Go through the material below and count the lines with the string "this"; the number is the whole answer.

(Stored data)
________
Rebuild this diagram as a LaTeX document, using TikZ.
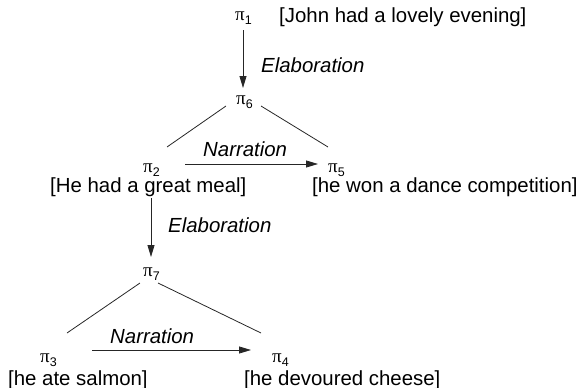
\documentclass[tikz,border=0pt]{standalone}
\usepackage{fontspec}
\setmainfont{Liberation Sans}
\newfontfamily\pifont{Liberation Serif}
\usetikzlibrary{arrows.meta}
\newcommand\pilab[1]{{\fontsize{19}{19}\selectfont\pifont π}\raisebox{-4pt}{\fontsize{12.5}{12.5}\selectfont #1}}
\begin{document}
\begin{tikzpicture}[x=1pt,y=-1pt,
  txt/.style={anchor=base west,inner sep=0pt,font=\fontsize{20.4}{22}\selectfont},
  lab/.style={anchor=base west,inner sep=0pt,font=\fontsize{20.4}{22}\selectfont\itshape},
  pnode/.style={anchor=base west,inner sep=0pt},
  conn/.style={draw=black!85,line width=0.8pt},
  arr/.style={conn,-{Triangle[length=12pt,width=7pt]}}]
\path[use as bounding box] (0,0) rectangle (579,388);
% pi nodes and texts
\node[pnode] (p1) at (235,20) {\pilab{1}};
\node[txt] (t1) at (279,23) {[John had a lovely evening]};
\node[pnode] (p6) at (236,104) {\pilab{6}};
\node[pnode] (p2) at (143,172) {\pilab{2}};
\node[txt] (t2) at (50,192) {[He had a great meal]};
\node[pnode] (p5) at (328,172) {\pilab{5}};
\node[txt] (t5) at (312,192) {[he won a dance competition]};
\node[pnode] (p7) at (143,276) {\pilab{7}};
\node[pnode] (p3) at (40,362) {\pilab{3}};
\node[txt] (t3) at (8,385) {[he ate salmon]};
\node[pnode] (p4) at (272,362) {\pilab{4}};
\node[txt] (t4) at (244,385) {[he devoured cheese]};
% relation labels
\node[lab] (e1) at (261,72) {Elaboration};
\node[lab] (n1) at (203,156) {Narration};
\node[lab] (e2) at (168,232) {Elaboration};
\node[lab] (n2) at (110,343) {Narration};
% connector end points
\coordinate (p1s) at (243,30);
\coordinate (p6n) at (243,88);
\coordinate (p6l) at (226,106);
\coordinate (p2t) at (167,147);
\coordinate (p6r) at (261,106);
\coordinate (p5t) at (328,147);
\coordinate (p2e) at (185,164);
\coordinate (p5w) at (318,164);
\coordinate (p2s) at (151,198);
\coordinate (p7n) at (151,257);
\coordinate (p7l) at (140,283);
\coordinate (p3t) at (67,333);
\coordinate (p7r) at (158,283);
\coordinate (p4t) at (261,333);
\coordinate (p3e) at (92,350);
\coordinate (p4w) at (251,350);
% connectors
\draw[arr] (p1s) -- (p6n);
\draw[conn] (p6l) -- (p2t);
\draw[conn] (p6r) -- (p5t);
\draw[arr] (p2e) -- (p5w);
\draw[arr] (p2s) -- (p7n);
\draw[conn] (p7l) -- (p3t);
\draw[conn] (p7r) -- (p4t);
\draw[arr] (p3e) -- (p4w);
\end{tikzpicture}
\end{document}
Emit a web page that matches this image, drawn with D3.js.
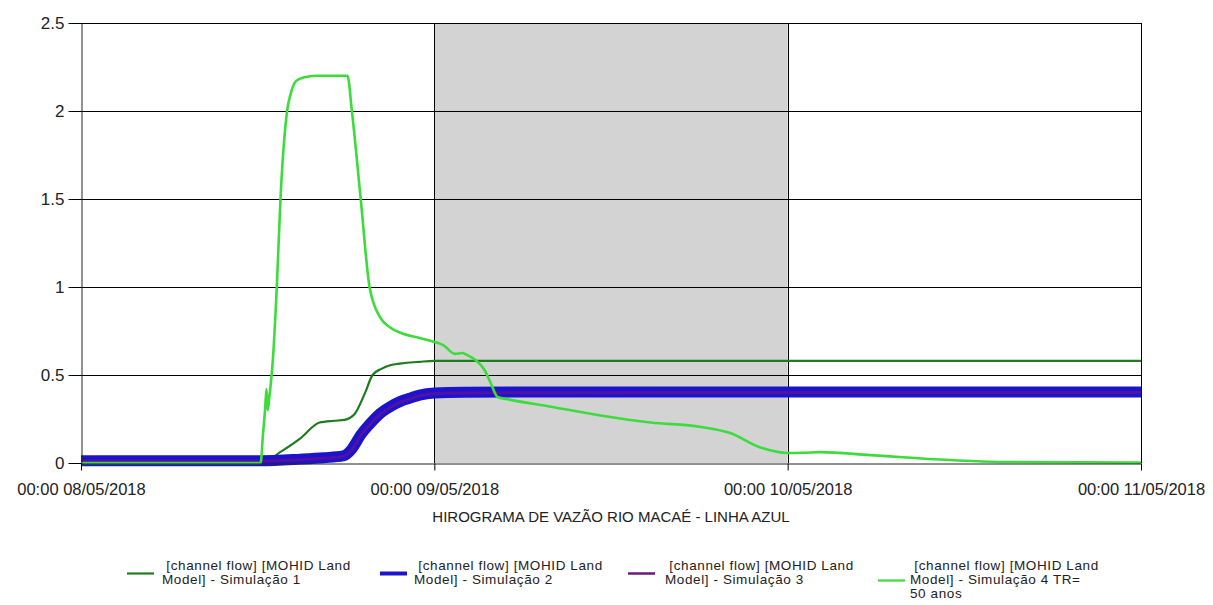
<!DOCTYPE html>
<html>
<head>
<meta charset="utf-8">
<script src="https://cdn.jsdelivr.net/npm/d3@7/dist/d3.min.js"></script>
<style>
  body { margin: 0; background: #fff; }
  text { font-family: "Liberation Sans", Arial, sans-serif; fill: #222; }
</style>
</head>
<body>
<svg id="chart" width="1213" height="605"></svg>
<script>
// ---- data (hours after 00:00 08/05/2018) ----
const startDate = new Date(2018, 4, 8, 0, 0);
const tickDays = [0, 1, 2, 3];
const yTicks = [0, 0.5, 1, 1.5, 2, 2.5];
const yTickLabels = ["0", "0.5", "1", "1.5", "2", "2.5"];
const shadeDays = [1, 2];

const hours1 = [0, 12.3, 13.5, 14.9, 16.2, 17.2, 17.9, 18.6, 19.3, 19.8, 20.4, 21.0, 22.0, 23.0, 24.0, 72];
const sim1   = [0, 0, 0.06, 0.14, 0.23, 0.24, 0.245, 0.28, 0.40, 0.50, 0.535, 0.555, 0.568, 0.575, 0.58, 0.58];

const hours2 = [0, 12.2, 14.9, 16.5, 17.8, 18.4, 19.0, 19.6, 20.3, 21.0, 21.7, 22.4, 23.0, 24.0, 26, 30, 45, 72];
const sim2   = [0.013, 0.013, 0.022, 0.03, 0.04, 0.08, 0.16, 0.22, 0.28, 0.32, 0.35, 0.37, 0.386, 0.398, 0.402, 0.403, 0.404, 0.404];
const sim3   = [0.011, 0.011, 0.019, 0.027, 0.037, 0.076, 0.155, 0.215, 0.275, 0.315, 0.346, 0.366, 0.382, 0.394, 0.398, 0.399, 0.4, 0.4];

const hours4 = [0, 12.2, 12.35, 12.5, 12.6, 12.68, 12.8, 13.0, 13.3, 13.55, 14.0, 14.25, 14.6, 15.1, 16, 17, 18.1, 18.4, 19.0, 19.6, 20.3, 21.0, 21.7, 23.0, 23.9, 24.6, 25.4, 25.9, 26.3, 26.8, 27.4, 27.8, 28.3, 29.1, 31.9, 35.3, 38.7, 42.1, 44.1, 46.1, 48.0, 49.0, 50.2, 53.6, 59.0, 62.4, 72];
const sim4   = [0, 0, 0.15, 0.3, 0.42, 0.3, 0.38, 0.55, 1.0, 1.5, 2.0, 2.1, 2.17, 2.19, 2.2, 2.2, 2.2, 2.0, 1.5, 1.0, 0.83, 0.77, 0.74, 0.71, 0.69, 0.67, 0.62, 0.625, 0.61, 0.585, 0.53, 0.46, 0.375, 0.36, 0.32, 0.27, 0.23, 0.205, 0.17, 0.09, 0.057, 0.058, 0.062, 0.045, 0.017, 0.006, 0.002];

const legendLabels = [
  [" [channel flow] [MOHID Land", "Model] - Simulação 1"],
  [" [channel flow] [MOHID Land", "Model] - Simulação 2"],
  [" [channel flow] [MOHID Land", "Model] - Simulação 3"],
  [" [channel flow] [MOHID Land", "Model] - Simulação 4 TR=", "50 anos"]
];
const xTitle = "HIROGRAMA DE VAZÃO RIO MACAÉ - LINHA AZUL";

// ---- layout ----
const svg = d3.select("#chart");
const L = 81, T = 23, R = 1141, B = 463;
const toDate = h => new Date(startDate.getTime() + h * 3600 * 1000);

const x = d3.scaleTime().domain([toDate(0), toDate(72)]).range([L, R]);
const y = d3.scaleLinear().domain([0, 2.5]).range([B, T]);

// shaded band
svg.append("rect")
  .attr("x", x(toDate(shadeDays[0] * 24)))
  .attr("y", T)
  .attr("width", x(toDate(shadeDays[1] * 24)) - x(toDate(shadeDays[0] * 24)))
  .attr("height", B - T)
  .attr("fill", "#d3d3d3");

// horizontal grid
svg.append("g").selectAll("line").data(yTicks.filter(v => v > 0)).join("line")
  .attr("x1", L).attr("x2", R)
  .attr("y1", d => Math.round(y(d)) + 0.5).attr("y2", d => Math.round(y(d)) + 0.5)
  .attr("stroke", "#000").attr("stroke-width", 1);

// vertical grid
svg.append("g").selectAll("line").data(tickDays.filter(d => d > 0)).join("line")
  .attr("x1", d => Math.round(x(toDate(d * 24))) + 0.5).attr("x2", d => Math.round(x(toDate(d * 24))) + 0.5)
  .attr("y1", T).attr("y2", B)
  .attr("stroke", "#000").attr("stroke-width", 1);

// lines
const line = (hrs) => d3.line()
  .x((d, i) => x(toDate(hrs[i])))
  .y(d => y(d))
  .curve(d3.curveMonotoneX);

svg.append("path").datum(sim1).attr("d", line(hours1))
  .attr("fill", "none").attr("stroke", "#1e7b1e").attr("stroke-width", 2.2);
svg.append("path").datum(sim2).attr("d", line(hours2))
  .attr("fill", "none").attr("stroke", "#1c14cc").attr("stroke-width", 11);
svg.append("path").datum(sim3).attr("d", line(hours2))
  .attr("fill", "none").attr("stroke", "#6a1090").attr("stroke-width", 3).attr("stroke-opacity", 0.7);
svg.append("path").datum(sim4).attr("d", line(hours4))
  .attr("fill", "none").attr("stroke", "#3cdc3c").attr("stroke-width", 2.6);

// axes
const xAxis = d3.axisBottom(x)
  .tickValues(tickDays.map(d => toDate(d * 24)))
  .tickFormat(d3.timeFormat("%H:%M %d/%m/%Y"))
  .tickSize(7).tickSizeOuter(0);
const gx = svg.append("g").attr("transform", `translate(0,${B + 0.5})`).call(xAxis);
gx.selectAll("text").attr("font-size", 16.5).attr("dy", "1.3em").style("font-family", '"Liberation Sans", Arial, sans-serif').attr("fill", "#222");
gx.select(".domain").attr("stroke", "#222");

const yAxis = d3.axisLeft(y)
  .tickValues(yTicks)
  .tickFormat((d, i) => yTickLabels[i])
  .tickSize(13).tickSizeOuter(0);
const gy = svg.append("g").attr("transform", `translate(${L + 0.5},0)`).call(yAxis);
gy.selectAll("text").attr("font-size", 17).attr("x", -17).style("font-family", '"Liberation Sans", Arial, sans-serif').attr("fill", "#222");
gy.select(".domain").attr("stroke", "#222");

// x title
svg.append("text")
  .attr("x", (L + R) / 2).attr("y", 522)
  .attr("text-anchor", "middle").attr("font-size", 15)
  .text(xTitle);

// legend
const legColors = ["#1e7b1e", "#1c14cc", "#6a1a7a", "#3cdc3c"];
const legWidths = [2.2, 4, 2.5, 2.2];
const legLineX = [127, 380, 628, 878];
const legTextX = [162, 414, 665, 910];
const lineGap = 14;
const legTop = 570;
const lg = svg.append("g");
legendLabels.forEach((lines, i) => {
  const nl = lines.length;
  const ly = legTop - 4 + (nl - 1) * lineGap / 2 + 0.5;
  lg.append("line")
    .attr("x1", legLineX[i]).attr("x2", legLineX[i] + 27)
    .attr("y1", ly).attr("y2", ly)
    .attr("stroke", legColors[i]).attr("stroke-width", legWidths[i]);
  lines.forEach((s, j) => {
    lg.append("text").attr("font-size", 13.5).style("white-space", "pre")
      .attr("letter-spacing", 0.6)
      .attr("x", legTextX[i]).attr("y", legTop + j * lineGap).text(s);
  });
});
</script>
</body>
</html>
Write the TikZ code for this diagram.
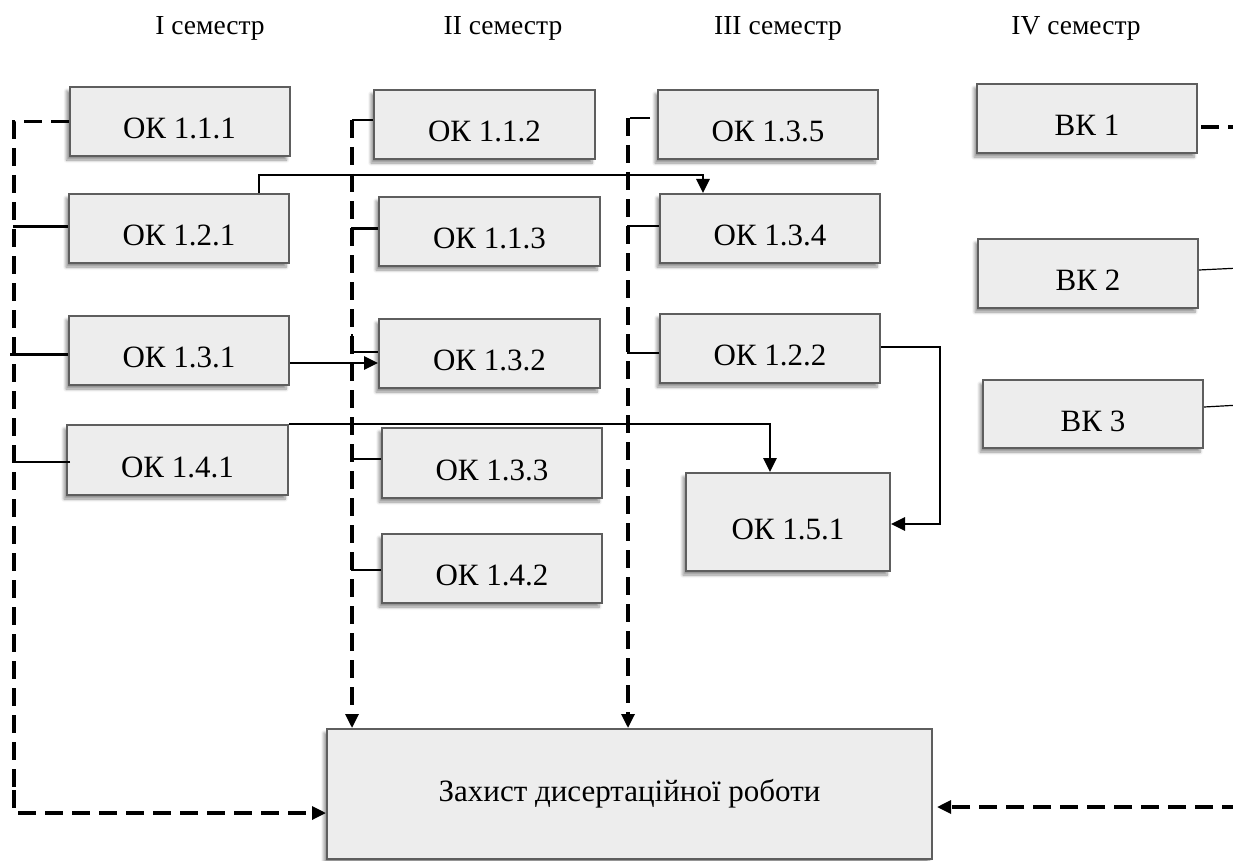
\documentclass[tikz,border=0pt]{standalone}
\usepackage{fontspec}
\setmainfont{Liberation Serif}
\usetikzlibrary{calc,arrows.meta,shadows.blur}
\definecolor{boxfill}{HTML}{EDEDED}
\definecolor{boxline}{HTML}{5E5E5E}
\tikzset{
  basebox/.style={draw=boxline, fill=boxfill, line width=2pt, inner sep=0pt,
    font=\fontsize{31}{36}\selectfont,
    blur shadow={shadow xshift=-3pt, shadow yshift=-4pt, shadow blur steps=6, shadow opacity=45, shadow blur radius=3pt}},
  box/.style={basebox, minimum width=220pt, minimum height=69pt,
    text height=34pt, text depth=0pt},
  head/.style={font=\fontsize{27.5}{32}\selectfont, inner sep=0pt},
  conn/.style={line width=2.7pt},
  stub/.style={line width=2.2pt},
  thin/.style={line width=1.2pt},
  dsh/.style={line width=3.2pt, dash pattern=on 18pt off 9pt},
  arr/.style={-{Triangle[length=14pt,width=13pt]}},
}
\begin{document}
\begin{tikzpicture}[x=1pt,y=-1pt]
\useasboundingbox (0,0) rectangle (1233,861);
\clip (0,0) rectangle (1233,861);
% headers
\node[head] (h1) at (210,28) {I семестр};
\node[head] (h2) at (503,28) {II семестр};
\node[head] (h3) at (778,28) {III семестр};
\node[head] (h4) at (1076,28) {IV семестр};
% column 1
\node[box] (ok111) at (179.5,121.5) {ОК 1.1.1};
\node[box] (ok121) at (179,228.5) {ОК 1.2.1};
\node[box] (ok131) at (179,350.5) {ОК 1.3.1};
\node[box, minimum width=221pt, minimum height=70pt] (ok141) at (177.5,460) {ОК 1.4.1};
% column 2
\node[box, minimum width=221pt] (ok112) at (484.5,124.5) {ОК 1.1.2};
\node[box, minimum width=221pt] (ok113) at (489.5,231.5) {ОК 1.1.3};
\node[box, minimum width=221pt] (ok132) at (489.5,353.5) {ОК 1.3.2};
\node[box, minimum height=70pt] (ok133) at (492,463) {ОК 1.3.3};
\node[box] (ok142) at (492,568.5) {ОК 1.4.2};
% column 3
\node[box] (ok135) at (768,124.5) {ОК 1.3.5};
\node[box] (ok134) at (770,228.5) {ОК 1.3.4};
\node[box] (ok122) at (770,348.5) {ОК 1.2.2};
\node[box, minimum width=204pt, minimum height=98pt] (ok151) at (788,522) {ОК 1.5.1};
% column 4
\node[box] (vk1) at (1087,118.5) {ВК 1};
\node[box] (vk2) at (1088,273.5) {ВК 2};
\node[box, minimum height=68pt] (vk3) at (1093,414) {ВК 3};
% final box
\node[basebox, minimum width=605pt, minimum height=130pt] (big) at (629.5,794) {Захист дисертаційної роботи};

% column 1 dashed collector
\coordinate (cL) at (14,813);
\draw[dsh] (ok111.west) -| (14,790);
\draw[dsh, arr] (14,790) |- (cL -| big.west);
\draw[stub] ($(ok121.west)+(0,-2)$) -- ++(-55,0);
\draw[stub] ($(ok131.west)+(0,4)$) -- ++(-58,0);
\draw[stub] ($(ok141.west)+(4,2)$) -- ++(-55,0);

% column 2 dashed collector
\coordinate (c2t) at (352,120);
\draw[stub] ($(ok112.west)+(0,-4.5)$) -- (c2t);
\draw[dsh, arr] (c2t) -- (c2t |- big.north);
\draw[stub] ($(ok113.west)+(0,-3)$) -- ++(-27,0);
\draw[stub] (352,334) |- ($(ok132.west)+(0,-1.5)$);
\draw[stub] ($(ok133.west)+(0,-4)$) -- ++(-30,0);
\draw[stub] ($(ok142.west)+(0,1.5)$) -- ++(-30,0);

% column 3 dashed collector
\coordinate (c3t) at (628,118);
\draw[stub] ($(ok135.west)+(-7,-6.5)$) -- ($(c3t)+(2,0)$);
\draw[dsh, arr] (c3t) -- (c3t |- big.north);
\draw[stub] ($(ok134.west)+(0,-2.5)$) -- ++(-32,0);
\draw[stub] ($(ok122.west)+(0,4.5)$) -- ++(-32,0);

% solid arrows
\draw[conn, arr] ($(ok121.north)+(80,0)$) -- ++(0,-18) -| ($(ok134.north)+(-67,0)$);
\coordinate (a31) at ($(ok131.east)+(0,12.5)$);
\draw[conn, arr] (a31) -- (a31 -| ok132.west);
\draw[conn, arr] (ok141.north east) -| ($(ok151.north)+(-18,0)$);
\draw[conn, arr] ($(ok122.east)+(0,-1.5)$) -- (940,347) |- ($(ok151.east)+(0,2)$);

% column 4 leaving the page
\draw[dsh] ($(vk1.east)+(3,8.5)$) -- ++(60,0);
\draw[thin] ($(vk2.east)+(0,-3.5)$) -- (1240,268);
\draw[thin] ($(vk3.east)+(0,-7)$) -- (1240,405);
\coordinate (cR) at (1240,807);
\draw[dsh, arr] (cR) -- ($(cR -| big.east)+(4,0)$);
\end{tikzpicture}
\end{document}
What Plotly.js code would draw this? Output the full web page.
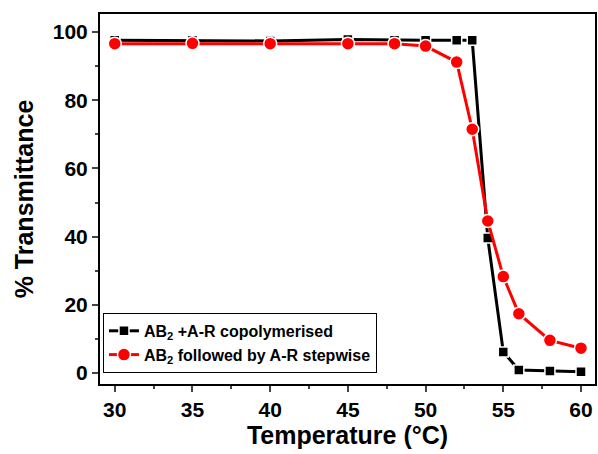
________
## Completed exercise
4